--- EXERCISE REQUIREMENTS ---
A faithful transcription of all the data is required.
== DATASET EXTRACT
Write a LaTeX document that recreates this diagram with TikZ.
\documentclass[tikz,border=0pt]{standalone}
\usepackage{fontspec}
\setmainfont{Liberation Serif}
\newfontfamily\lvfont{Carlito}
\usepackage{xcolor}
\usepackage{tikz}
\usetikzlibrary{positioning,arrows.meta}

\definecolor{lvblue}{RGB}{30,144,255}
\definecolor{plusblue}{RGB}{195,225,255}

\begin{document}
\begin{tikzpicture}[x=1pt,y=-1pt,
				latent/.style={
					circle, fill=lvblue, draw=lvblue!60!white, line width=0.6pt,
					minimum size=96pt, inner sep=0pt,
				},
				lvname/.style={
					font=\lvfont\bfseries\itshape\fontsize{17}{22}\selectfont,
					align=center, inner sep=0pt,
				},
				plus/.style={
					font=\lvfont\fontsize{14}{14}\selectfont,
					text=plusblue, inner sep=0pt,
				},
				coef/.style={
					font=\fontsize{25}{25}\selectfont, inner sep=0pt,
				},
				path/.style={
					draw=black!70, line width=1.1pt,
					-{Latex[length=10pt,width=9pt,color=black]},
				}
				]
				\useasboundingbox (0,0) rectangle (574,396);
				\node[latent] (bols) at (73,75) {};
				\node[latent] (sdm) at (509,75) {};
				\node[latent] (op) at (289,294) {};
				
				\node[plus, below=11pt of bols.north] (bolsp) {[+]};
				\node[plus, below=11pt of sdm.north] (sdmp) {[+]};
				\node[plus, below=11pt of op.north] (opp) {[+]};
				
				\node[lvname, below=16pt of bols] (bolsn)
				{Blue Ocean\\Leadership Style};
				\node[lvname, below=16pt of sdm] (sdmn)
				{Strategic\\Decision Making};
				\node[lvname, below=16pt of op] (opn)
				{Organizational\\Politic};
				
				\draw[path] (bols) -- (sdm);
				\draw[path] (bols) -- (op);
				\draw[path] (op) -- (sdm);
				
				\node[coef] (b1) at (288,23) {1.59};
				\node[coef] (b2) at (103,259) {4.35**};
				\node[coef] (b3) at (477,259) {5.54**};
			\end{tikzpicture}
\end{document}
====
--- WRITTEN SOLUTION ---
Write a LaTeX document that recreates this diagram with TikZ.
\documentclass[tikz,border=0pt]{standalone}
\usepackage{fontspec}
\setmainfont{Liberation Serif}
\newfontfamily\lvfont{Carlito}
\usepackage{xcolor}
\usepackage{tikz}
\usetikzlibrary{positioning,arrows.meta}

\definecolor{lvblue}{RGB}{30,144,255}
\definecolor{plusblue}{RGB}{195,225,255}

\begin{document}
\begin{tikzpicture}[x=1pt,y=-1pt,
				latent/.style={
					circle, fill=lvblue, draw=lvblue!60!white, line width=0.6pt,
					minimum size=96pt, inner sep=0pt,
				},
				lvname/.style={
					font=\lvfont\bfseries\itshape\fontsize{17}{22}\selectfont,
					align=center, inner sep=0pt,
				},
				plus/.style={
					font=\lvfont\fontsize{14}{14}\selectfont,
					text=plusblue, inner sep=0pt,
				},
				coef/.style={
					font=\fontsize{25}{25}\selectfont, inner sep=0pt,
				},
				path/.style={
					draw=black!70, line width=1.1pt,
					-{Latex[length=10pt,width=9pt,color=black]},
				}
				]
				\useasboundingbox (0,0) rectangle (574,396);
				\node[latent] (bols) at (73,75) {};
				\node[latent] (sdm) at (509,75) {};
				\node[latent] (op) at (289,294) {};
				
				\node[plus, below=11pt of bols.north] (bolsp) {[+]};
				\node[plus, below=11pt of sdm.north] (sdmp) {[+]};
				\node[plus, below=11pt of op.north] (opp) {[+]};
				
				\node[lvname, below=16pt of bols] (bolsn)
				{Blue Ocean\\Leadership Style};
				\node[lvname, below=16pt of sdm] (sdmn)
				{Strategic\\Decision Making};
				\node[lvname, below=16pt of op] (opn)
				{Organizational\\Politic};
				
				\draw[path] (bols) -- (sdm);
				\draw[path] (bols) -- (op);
				\draw[path] (op) -- (sdm);
				
				\node[coef] (b1) at (288,23) {1.59};
				\node[coef] (b2) at (103,259) {4.35**};
				\node[coef] (b3) at (477,259) {5.54**};
			\end{tikzpicture}
\end{document}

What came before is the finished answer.